### DATASET EXTRACT
-- BEGIN --
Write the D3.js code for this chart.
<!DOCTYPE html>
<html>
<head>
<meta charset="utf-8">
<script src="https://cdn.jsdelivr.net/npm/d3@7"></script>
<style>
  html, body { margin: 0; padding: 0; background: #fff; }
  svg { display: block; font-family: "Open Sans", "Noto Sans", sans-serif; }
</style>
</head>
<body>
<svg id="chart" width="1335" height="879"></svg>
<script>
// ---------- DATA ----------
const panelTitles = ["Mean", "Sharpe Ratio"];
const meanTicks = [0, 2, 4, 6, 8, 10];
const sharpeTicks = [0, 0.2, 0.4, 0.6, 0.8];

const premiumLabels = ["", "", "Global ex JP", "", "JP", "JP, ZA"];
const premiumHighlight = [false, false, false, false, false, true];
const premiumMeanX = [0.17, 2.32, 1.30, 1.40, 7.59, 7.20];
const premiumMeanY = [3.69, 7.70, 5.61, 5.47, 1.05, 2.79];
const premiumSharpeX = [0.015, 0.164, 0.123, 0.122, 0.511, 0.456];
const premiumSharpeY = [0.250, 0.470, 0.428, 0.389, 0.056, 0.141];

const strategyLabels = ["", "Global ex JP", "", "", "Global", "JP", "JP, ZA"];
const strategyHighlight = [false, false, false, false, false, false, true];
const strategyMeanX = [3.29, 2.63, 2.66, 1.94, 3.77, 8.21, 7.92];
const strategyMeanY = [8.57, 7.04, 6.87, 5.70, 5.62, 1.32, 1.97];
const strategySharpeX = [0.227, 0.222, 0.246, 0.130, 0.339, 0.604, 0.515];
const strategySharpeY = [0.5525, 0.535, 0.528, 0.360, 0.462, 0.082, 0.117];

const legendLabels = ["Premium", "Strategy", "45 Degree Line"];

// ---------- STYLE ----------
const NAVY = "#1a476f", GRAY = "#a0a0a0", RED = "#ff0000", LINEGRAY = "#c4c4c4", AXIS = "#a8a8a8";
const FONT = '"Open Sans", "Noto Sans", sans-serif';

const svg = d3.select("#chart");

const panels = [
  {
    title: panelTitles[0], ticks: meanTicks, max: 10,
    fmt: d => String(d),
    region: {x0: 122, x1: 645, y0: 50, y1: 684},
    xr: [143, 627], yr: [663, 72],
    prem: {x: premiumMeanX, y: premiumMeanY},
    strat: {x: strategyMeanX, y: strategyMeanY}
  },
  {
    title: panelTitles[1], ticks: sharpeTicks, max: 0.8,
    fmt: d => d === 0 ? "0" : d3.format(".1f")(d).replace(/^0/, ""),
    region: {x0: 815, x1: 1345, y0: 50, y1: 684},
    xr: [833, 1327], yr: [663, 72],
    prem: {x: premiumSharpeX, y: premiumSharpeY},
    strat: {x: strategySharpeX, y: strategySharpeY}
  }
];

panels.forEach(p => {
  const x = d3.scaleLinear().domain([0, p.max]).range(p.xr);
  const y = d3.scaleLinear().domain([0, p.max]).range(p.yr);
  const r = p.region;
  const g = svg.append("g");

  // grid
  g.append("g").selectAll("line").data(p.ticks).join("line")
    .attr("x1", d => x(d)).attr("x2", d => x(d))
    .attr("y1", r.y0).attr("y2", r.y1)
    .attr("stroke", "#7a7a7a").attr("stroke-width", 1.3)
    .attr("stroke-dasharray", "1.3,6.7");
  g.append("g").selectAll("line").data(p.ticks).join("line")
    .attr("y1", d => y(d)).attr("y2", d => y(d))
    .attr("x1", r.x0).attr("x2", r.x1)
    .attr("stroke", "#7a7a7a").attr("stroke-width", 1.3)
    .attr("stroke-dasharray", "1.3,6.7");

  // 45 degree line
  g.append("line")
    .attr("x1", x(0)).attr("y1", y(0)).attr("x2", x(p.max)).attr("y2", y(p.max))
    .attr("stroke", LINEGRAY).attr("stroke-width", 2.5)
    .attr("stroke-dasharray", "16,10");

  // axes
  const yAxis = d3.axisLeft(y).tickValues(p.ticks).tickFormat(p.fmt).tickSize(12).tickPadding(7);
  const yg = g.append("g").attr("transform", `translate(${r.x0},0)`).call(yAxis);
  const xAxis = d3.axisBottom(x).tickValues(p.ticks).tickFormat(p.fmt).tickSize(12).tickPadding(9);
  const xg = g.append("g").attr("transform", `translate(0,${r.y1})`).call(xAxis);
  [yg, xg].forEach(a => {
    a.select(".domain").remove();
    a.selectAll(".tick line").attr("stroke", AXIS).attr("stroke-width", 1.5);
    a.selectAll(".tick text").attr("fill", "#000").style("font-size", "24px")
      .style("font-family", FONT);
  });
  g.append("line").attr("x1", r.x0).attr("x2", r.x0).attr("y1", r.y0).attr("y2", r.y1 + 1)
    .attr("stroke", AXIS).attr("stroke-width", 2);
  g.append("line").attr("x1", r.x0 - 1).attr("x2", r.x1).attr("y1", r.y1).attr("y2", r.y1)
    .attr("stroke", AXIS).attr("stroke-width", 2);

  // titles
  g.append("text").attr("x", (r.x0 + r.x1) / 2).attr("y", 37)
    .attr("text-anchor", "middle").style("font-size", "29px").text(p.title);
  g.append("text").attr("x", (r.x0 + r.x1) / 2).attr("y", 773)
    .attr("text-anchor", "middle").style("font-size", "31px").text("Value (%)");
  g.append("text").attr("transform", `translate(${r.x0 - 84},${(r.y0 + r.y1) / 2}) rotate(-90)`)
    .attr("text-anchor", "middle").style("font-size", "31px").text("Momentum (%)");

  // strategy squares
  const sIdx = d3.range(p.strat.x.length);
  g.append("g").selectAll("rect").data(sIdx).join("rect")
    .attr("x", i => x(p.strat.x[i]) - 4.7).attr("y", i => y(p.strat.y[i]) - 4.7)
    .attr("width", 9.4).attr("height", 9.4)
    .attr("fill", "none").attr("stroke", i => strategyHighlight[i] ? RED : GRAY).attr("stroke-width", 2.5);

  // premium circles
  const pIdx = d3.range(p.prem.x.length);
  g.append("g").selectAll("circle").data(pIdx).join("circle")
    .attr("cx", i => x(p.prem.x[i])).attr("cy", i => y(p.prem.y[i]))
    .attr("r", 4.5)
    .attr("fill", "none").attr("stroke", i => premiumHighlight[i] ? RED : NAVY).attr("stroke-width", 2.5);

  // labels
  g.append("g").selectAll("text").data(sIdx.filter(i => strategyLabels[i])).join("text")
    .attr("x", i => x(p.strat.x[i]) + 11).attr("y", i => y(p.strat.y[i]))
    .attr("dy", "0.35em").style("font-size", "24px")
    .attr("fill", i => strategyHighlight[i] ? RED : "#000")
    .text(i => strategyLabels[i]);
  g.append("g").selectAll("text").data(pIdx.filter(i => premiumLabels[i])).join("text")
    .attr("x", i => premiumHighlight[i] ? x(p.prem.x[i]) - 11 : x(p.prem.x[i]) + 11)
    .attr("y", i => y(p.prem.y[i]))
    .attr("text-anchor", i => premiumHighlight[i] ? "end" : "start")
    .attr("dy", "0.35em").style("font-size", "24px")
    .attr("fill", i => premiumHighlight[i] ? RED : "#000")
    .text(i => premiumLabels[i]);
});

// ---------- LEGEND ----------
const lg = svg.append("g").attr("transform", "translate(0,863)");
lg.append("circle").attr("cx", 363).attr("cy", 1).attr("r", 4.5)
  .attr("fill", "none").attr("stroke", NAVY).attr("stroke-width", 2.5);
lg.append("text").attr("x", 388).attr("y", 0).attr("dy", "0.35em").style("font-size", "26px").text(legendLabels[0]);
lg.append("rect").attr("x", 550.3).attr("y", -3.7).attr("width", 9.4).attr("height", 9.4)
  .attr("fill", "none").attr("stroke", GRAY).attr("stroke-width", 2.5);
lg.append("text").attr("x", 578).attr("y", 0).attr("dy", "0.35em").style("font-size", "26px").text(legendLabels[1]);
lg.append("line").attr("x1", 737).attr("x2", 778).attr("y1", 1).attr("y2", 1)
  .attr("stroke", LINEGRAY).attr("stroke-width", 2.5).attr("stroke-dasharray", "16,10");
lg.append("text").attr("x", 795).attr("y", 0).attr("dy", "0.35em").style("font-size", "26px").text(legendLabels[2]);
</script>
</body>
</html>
-- END --
### EXERCISE DIRECTIONS
Please reproduce exactly the lines above, beginning with the first and ending with the line that contains "const sharpeTicks = [0, 0.2, 0.4, 0.6, 0.8];", and include nothing outside that range.

### COMPLETED TASK
Write the D3.js code for this chart.
<!DOCTYPE html>
<html>
<head>
<meta charset="utf-8">
<script src="https://cdn.jsdelivr.net/npm/d3@7"></script>
<style>
  html, body { margin: 0; padding: 0; background: #fff; }
  svg { display: block; font-family: "Open Sans", "Noto Sans", sans-serif; }
</style>
</head>
<body>
<svg id="chart" width="1335" height="879"></svg>
<script>
// ---------- DATA ----------
const panelTitles = ["Mean", "Sharpe Ratio"];
const meanTicks = [0, 2, 4, 6, 8, 10];
const sharpeTicks = [0, 0.2, 0.4, 0.6, 0.8];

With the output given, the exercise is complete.